Exploit available for critical WS_FTP bug exploited in attacks


Over the weekend, security researchers released a proof-of-concept (PoC) exploit for a maximum severity remote code execution vulnerability in Progress Software’s WS_FTP Server file sharing platform.

Assetnote researchers who discovered and reported the maximum severity flaw (CVE-2023-40044) published a blog post with a PoC exploit and additional technical details on Saturday.

CVE-2023-40044 is caused by a .NET deserialization vulnerability in the Ad Hoc Transfer Module, allowing unauthenticated attackers to remotely execute commands on the underlying operating system via a simple HTTP request.

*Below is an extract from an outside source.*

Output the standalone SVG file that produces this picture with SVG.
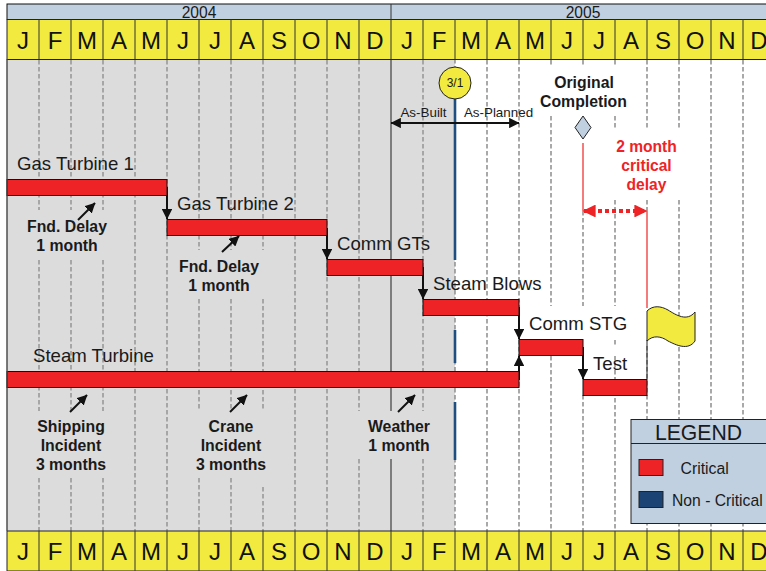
<svg xmlns="http://www.w3.org/2000/svg" width="766" height="571" viewBox="0 0 766 571">
<style>
text{font-family:"Liberation Sans",Arial,sans-serif;fill:#1a1a1a}
.m{font-size:24px;text-anchor:middle;fill:#111}
.y{font-size:15.6px;text-anchor:middle}
.l{font-size:18.6px}
.b{font-size:15.8px;font-weight:bold;text-anchor:middle}
.rt{fill:#ee2326;font-size:15.6px;font-weight:bold;text-anchor:middle}
.r{fill:#ee2326;stroke:#111;stroke-width:1}
.g{stroke:#a0a0a0;stroke-width:1.8;stroke-dasharray:4.5 2.5;fill:none}
.c{stroke:#111;stroke-width:2;fill:none}
</style>
<defs>
<marker id="a" viewBox="0 0 10 10" refX="9.500" refY="5" markerWidth="5.200" markerHeight="5.200" orient="auto-start-reverse"><path d="M0 0L10 5L0 10z" fill="#111"/></marker>
<marker id="ar" viewBox="0 0 10 10" refX="9" refY="5" markerWidth="3.400" markerHeight="3.400" orient="auto-start-reverse"><path d="M0 0L10 5L0 10z" fill="#ee2326"/></marker>
<g id="monthsrow"><path d="M7 0H775V40H7z" fill="#f2ea3e" stroke="#222"/>
<path d="M39 0V40M71 0V40M103 0V40M135 0V40M167 0V40M199 0V40M231 0V40M263 0V40M295 0V40M327 0V40M359 0V40M391 0V40M423 0V40M455 0V40M487 0V40M519 0V40M551 0V40M583 0V40M615 0V40M647 0V40M679 0V40M711 0V40M743 0V40" stroke="#333" fill="none"/>
<g><text class="m" x="23" y="29">J</text><text class="m" x="55" y="29">F</text><text class="m" x="87" y="29">M</text><text class="m" x="119" y="29">A</text><text class="m" x="151" y="29">M</text><text class="m" x="183" y="29">J</text><text class="m" x="215" y="29">J</text><text class="m" x="247" y="29">A</text><text class="m" x="279" y="29">S</text><text class="m" x="311" y="29">O</text><text class="m" x="343" y="29">N</text><text class="m" x="375" y="29">D</text><text class="m" x="407" y="29">J</text><text class="m" x="439" y="29">F</text><text class="m" x="471" y="29">M</text><text class="m" x="503" y="29">A</text><text class="m" x="535" y="29">M</text><text class="m" x="567" y="29">J</text><text class="m" x="599" y="29">J</text><text class="m" x="631" y="29">A</text><text class="m" x="663" y="29">S</text><text class="m" x="695" y="29">O</text><text class="m" x="727" y="29">N</text><text class="m" x="759" y="29">D</text></g></g>
</defs>
<rect width="766" height="571" fill="#fff"/>
<rect x="7" y="59" width="448" height="472" fill="#dcdcdc"/>
<path class="g" d="M39 60V210M39 260V411M39 478V531M71 60V210M71 260V411M71 478V531M103 60V210M103 260V411M103 478V531M135 60V531M167 60V531M199 60V250M199 299V411M199 478V531M231 60V250M231 299V411M231 478V531M263 60V250M263 299V411M263 487V531M295 60V531M327 60V531M359 60V411M359 459V531M423 60V411M423 459V531M487 60V531M519 60V531M551 60V66M551 116V306M551 356V531M583 60V66M583 211V306M583 395V531M615 60V67M615 116V130M615 200V306M615 340V347M615 356V531M647 60V130M647 200V211M647 346V531M679 60V130M679 200V531M711 60V531M743 60V531"/>
<path d="M391 59V411M391 459V531" stroke="#555" stroke-width="1.4" fill="none"/>
<path d="M455 59V531" stroke="#888" stroke-width="1.4" stroke-dasharray="4.500 2.500" fill="none"/>
<path d="M455 98V260M455 330V363M455 402V460" stroke="#1f4e80" stroke-width="2.6" fill="none"/>
<g id="connectors">
<path class="c" d="M167 187V219" marker-end="url(#a)"/>
<path class="c" d="M327 228V259" marker-end="url(#a)"/>
<path class="c" d="M423 267V299" marker-end="url(#a)"/>
<path class="c" d="M519 307V339" marker-end="url(#a)"/>
<path class="c" d="M519 380V356" marker-end="url(#a)"/>
<path class="c" d="M583 347V379" marker-end="url(#a)"/>
<path class="c" d="M391 123H519" marker-start="url(#a)" marker-end="url(#a)"/>
<path class="c" d="M78 220L95 203" marker-end="url(#a)"/>
<path class="c" d="M222 252L239 236" marker-end="url(#a)"/>
<path class="c" d="M70 412L87 395" marker-end="url(#a)"/>
<path class="c" d="M230 412L247 395" marker-end="url(#a)"/>
<path class="c" d="M398 412L415 395" marker-end="url(#a)"/>
<path d="M583 143V211" stroke="#ee2326" stroke-width="1.2" fill="none"/>
<path d="M647 211V308" stroke="#ee2326" stroke-width="1.2" fill="none"/>
<path d="M647 340V379" stroke="#222" stroke-width="1" fill="none"/>
<path d="M584 211H646" stroke="#ee2326" stroke-width="3.8" stroke-dasharray="4 3" fill="none" marker-start="url(#ar)" marker-end="url(#ar)"/>
</g>
<g id="bars">
<g id="gt1"><rect class="r" x="7" y="179.5" width="160" height="16"/><text class="l" x="17" y="170">Gas Turbine 1</text></g>
<g id="gt2"><rect class="r" x="167" y="219.5" width="160" height="16"/><text class="l" x="177" y="210">Gas Turbine 2</text></g>
<g id="commgt"><rect class="r" x="327" y="259.5" width="96" height="16"/><text class="l" x="337" y="250">Comm GTs</text></g>
<g id="blows"><rect class="r" x="423" y="299.5" width="96" height="16"/><text class="l" x="433" y="290">Steam Blows</text></g>
<g id="commstg"><rect class="r" x="519" y="339.5" width="64" height="16"/><text class="l" x="529" y="330">Comm STG</text></g>
<g id="test"><rect class="r" x="583" y="379.5" width="64" height="16"/><text class="l" x="593" y="370">Test</text></g>
<g id="st"><rect class="r" x="7" y="371.5" width="512" height="16"/><text class="l" x="33" y="362">Steam Turbine</text></g>
</g>
<g id="notes">
<text class="b" x="67" y="232">Fnd. Delay</text><text class="b" x="67" y="251">1 month</text>
<text class="b" x="219" y="272">Fnd. Delay</text><text class="b" x="219" y="291">1 month</text>
<text class="b" x="71" y="432">Shipping</text><text class="b" x="71" y="451">Incident</text><text class="b" x="71" y="470">3 months</text>
<text class="b" x="231" y="432">Crane</text><text class="b" x="231" y="451">Incident</text><text class="b" x="231" y="470">3 months</text>
<text class="b" x="399" y="432">Weather</text><text class="b" x="399" y="451">1 month</text>
</g>
<g id="datemark"><circle cx="455" cy="83" r="16" fill="#f2ea3e" stroke="#222"/><text x="455" y="87" font-size="12" text-anchor="middle">3/1</text></g>
<g id="split"><text x="423.500" y="117" font-size="13.400" text-anchor="middle">As-Built</text><text x="498.500" y="117" font-size="13.400" text-anchor="middle">As-Planned</text></g>
<g id="orig"><text class="b" x="584" y="88">Original</text><text class="b" x="583.500" y="107">Completion</text><path d="M583 116L591 127.500L583 139L575 127.500z" fill="#c0d0e0" stroke="#222"/></g>
<g id="delay"><text class="rt" x="646.500" y="152">2 month</text><text class="rt" x="646.500" y="171">critical</text><text class="rt" x="646.500" y="190">delay</text></g>
<g id="flag"><path d="M647 311C653 305 661 306 668 310C676 315 687 322 695 312V341C688 351 676 345 668 341C661 336 653 335 647 341z" fill="#f2ea3e" stroke="#222"/></g>
<g id="legend"><rect x="631" y="419.500" width="140" height="104" fill="#c0d0e0" stroke="#222"/><path d="M631 443.500H771" stroke="#222"/><text x="698.500" y="440" font-size="21.200" text-anchor="middle">LEGEND</text>
<rect x="639" y="459.500" width="24" height="16" fill="#ee2326" stroke="#222"/><text x="680.500" y="474" font-size="15.800">Critical</text>
<rect x="639" y="491.500" width="24" height="16" fill="#1b4474" stroke="#222"/><text x="672" y="506" font-size="15.700">Non - Critical</text></g>
<g id="header"><rect x="7" y="4" width="768" height="15.500" fill="#c0d0e0" stroke="#111"/><path d="M391 4V19.500" stroke="#333"/><text class="y" x="199" y="18">2004</text><text class="y" x="583" y="18">2005</text>
<use href="#monthsrow" y="19.500"/></g>
<g id="footer"><use href="#monthsrow" y="531"/></g>
<path d="M7 59V531" stroke="#444" stroke-width="1.4"/>
</svg>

“This vulnerability turned out to be relatively straight forward and represented a typical .NET deserialization issue that led to RCE. It’s surprising that this bug has stayed alive for so long, with the vendor stating that most versions of WS_FTP are vulnerable,” Assetnote said.

“From our analysis of WS_FTP, we found that there are about 2.9k hosts on the internet that are running WS_FTP (and also have their webserver exposed, which is necessary for exploitation). Most of these online assets belong to large enterprises, governments and educational institutions.”

A Shodan search confirms Assetnote’s estimates, showing that more than 2,000 devices running WS_FTP Server are currently reachable over the Internet.

WS_FTP Server exposed online
WS_FTP Server instances exposed online (Shodan)

Exploited in the wild

The day the PoC exploit was released, cybersecurity company Rapid7 also revealed that attackers began exploiting CVE-2023-40044 on Saturday evening, September 30.

“As of September 30, Rapid7 has observed multiple instances of WS_FTP exploitation in the wild,” said Caitlin Condon, Head of Vulnerability Research at Rapid7.

“The process execution chain looks the same across all observed instances, indicating possible mass exploitation of vulnerable WS_FTP servers.

“Additionaly, our MDR team has observed the same Burpsuite domain used across all incidents, which may point to a single threat actor behind the activity we’ve seen.”

WS_FTP itw exploitation

Progress Software released security updates to address the critical CVE-2023-40044 vulnerability on Wednesday, September 27.

“We have addressed the vulnerabilities above and the Progress WS_FTP team strongly recommends performing an upgrade,” Progress warned at the time.

“We do recommend upgrading to the most highest version which is 8.8.2. Upgrading to a patched release, using the full installer, is the only way to remediate this issue.

Organizations that cannot immediately patch their servers can still thwart incoming attacks by disabling the vulnerable WS_FTP Server Ad Hoc Transfer Module.

On Friday, the Health Sector Cybersecurity Coordination Center (HC3), the U.S. Health Department’s security team, also warned all Healthcare and Public Health sector organizations to patch their servers as soon as possible.

Progress Software is still dealing with the fallout of an extensive series of data theft attacks that exploited a zero-day in the MOVEit Transfer secure file transfer platform and affected more than 2,100 organizations and over 62 million individuals, according to Emsisoft estimates.

Update October 02, 13:33 EDT: A Progress spokesperson shared the following statement after the article was published:

We are disappointed in how quickly third parties released a proof of concept (POC), reverse-engineered from our vulnerability disclosure and patch, released on Sept. 27. This provided threat actors a roadmap on how to exploit the vulnerabilities while many of our customers were still in the process of applying the patch. 

We are not aware of any evidence that these vulnerabilities were being exploited prior to that release. Unfortunately, by building and releasing a POC rapidly after our patch was released, a third-party has given cyber criminals a tool to attempt attacks against our customers. We are encouraging all WS_FTP server customers to patch their environments as quickly as possible.

The security of our customers is our top priority and we continue to work with our customers and responsible third-party research experts to discover, properly disclose and remediate any issues. We hope that the community will discourage the irresponsible publication of POCs rapidly following the release of security patches from software vendors.